In Inaugural Lecture, Joe Lieberman Reflects on His Past Work and The Future of Jewish Politics
Former U.S. Senator Joseph Lieberman may have retired from politics, but his eye hasn’t strayed far from the political scene. On October 28, 2014, at Yeshiva University’s Wilf Campus, Lieberman addressed hundreds of YU students, faculty and staff in a lecture titled “Judaism and Public Service.” The lecture, the first of a three-part series, inaugurated Lieberman’s role as the Joseph Lieberman Chair in Public Policy and Public Service at YU, a position made possible through a gift from University Benefactors Ira and Ingeborg Rennert.

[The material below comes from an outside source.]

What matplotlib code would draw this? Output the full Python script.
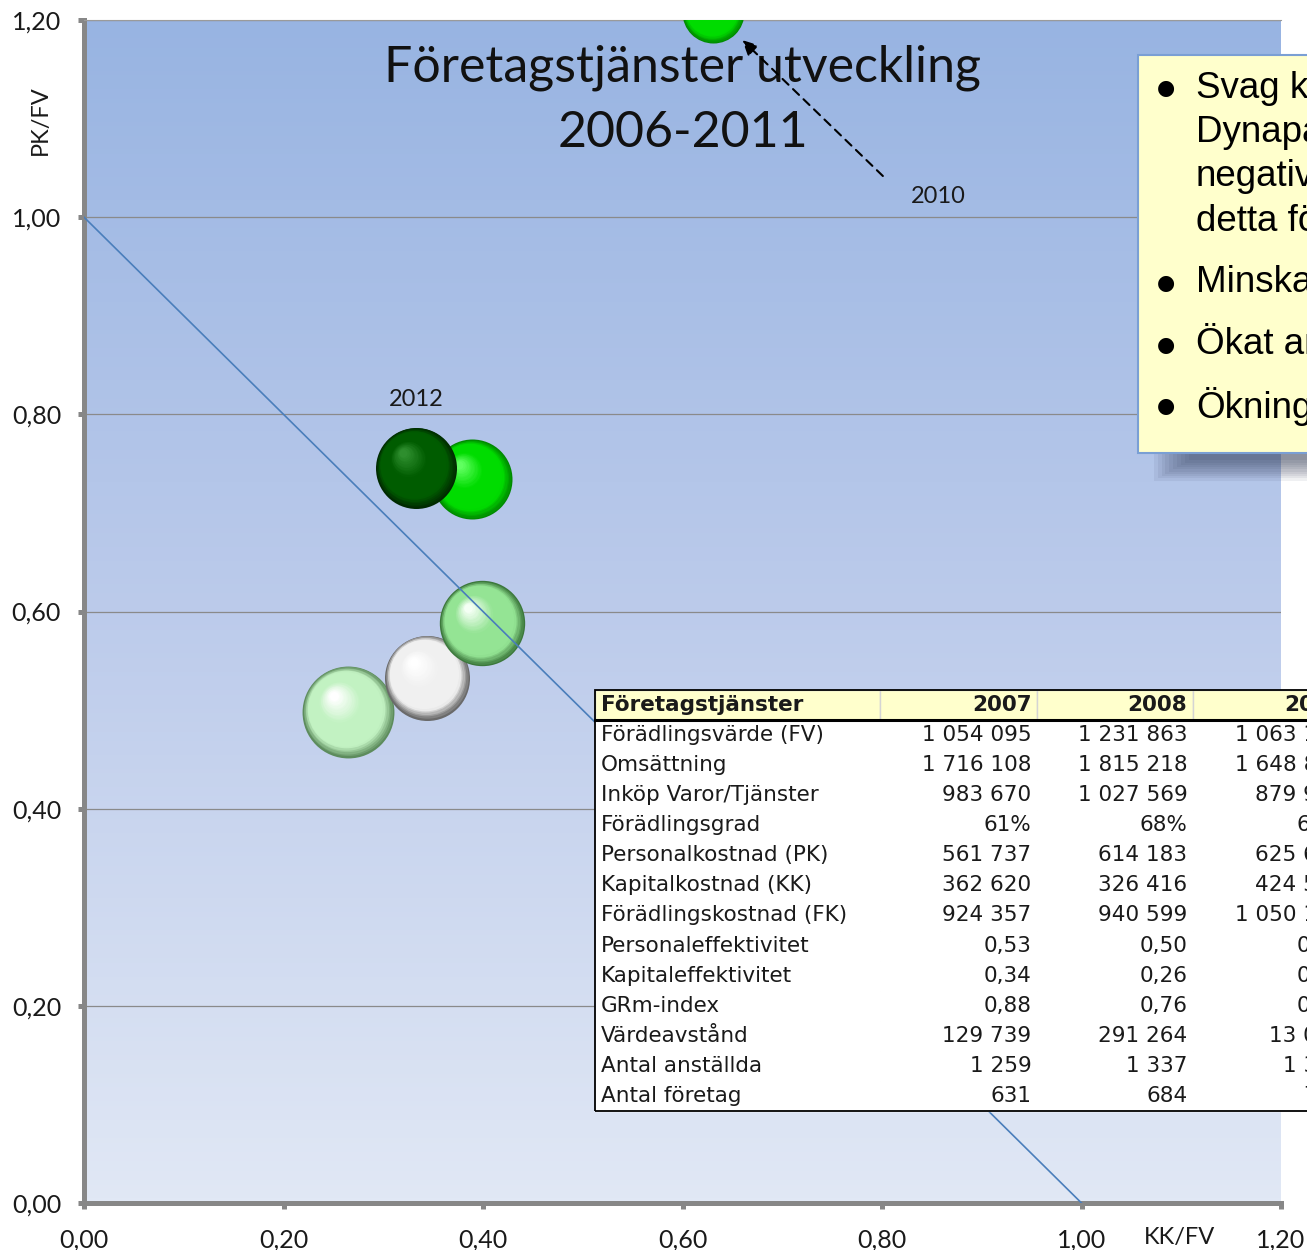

In his introductory remarks, YU President Richard M. Joel called Lieberman’s appointment, along with the recent addition of other prominent visiting professors such as Rabbi Lord Jonathan Sacks and Ambassador Danny Ayalon, “the icing on the cake of a fabulous faculty.”
Lieberman sees the new chair in public policy and public service as a significant part of YU’s mandate to provide a comprehensive education, secular and religious, to its students. “I believe that this chair has a unique and important mission in the years ahead, which is to help YU educate coming generations of Orthodox Jewish women and men in public policy and inspire and prepare them for public service.”
According to Lieberman, this political and public service-oriented education is particularly relevant now because of two recent developments: firstly, the “pulling inward of some segments of the Jewish community,” despite rabbinic injunctions to “go out and improve the world” in addition to one’s own community; secondly, because of demographic trends indicating that the Orthodox community may comprise the majority of American Jewry in coming years.
“I think [Orthodox people] will be called on increasingly to be representatives of the Jewish community to the general community,” including as elected government officials, predicted Lieberman.
Lieberman credited his Judaism with drawing him to politics. “In many ways, I would say Judaism called me into public service,” he said, expressing his belief that human beings are “God’s partners in improving and hopefully one day perfecting all that God created.” He recounted his influences and role models: the examples of extraordinary biblical leaders such as Moses, Abraham, Esther and Jonah; the lessons of Torah Judaism learned from his parents and rabbis; and political figures such as former Connecticut Senator Abraham Ribicoff, and the early leaders of the State of Israel, whom he described as a generation willing to “act and change history.”
Although he stated that he never consulted with any religious authorities about which way to vote while in office, Lieberman said his Jewish values still informed his political decisions. For example, Lieberman worked on issues like the environment (biblical Adam was charged with “protecting and guarding the Garden of Eden”) and protecting people from discrimination based on race, gender, religion or sexual orientation (because every person is “created in God’s image and has a birthright to freedom and opportunity”).
Lieberman also connected his Jewish values to his work following the terrorist attacks of September 11, 2001, after which he played an instrumental role in creating a new Department of Homeland Security. “[It] had a lot to do with the view in the Torah that there is good and evil in the world,” he said. “And if good nations lack the means…to defend themselves, evil will triumph.”
Lieberman said he never feared that his Jewish identity would hold him back in his career. “My parents really believed in the American dream,” he said. “They taught me and my sisters that, in America, you don’t have to change who you are and what you believe to be successful… and they were right.”
Lieberman represented Connecticut in the U.S. Senate from 1989 to 2013 after serving in the Connecticut State Senate for 10 years and as attorney general of Connecticut for six years. He was the first Orthodox Jew to serve in the Senate and—despite unnecessary “anxiety” among some segments of American Jewry about possible anti-Semitic backlash—became the first Jewish American to be named to a major political party ticket when Democratic presidential candidate Al Gore selected him as his running mate in 2000.
Lieberman also told several anecdotes illustrating the respect colleagues and voters accorded his (occasionally high-profile) Sabbath observance. “We’re blessed to live in a truly open country where anyone can go wherever their God-given talents will take them,” he said.
However, when asked about creeping anti-Semitism in America and its potentially adverse political consequences, Lieberman acknowledged the question as “unsettling.”
“I do have faith in America, and in the whole constitutional premise of this country,” Lieberman stated, with the disclaimer that he could not say the same “with confidence” about countries other than the United States or Israel. However, he expressed concern about rising anti-Semitism on U.S. college campuses and uncertainty about the Jewish political situation 30 years or so from now. “This [openness] is not going to [continue to] be this way unless we fight to make it so,” he said.
Lieberman will be teaching one course at YU in the spring. His next public lecture, “The Emerging Law of Cybersecurity,” is scheduled for Tuesday, November 18 at Benjamin N. Cardozo School of Law.